Figure 9 of this paper shows the fraction of relays with the HSDir flag that join or leave between consecutive consensuses. I'd estimate 0.01 by eye, so let's conservatively call it 0.02. The churn rate counts both joins and leaves, so a churn rate of 0.02 means each HSDir from the previous consensus has left with probability 0.01, and new HSDirs have joined at the same rate.
My code (attached) simulates each replica by creating 3,000 HSDirs, each at a random position on the hashring, and remembering the first 4 HSDirs on the hashring - these are the ones that receive copies of the descriptor. Churn is simulated an hour at a time. In each hour, each HSDir is removed with probability 0.01 and replaced with a new HSDir at a random position. Then the code checks whether the first 3 HSDirs on the hashring are all ones that received copies of the descriptor. If not, a lookup on this replica could fail.
For simplicity I've simulated the two replicas independently - in reality they'd be based on different permutations of the same HSDirs, but independence seems like a reasonable approximation. The simulation runs until lookups on both replicas could fail.
The mean time until both replicas could fail is 37 hours, averaged over 10,000 runs.

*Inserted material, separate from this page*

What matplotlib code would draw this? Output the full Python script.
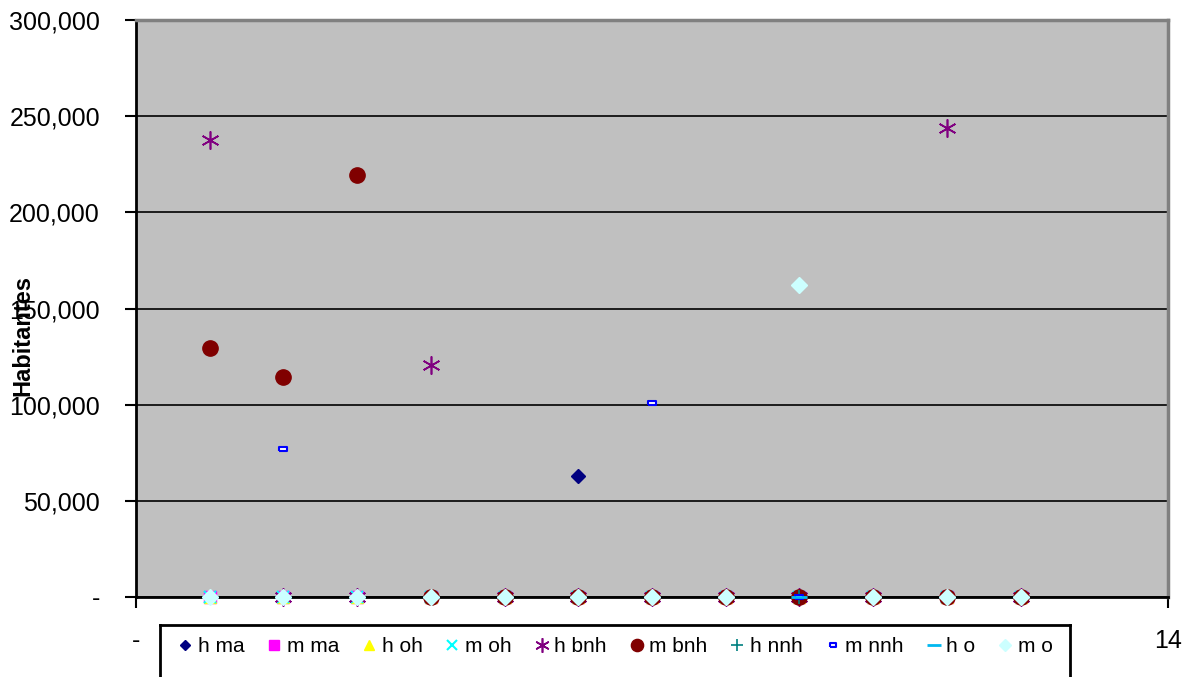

If this is roughly accurate then we should be able to keep the HS reachable by waking Tor from its dormant state every few hours to fetch a fresh consensus and upload new copies of the descriptor if necessary.
Perhaps I should extend the simulation to consider the probability of lookup failure as a function of time, rather than the mean time until failure becomes possible.
I updated the simulation to consider the probability of lookup failure as a function of time, and to use the same HSDirs in both hashrings. The new code is attached, along with graphs showing the mean and first percentile of the lookup success rate over 1000 independent runs.
The first percentile gives an idea of the experience of an unlucky hidden service. The success rate for an unlucky service falls below 90% after 5 hours, showing that the assessment in my last comment, based on mean time until possible failure, was too optimistic. Services do need to republish their descriptors frequently or there's a significant risk of lookup failure.
At the risk of going off-topic, I just wanted to mention one other thing I noticed when running the simulations. The lookup success rate can be improved by changing the parameters without storing more copies of descriptors.
Reducing hsdir_spread_fetch, without changing the other parameters, improves the mean lookup success rate. Intuitively, if a replica is stored on dirs d_1...d_n at positions 1...n, churn is less likely to displace d_i from its position than d_{i+1} because there's less hashring distance into which churn could insert a new dir. Thus a client is more likely to find the descriptor at position i than position i+1 after churn. Reducing hsdir_spread_fetch concentrates more of the client's lookups on positions that are more likely to hold the descriptor.
However, while the mean lookup success rate is improved, the effect on the first percentile is more nuanced. The success rate remains at 100% for longer, but then falls faster. I think this is because each lookup chooses from a smaller set of positions to query, so there's a smaller set of possible outcomes. When hsdir_spread_fetch == 1, all lookups query the same positions.
This is relevant in the real world if clients can retry failed lookups. We might accept a lower mean success rate if clients can have another chance at success by retrying.
Another interesting possibility is to trade a larger hsdir_n_replicas for a smaller hsdir_spread_store. In other words, use more replicas and store fewer copies at each replica. This improves the lookup success rate (both mean and first percentile), without increasing the number of copies of the descriptor that are stored.
However, I'm not sure how increasing hsdir_n_replicas would affect query bandwidth. Do clients try replicas in parallel or series? If parallel, increasing hsdir_n_replicas would increase bandwidth for all queries. If series, the worst-case bandwidth would increase (a query would visit more replicas before failing).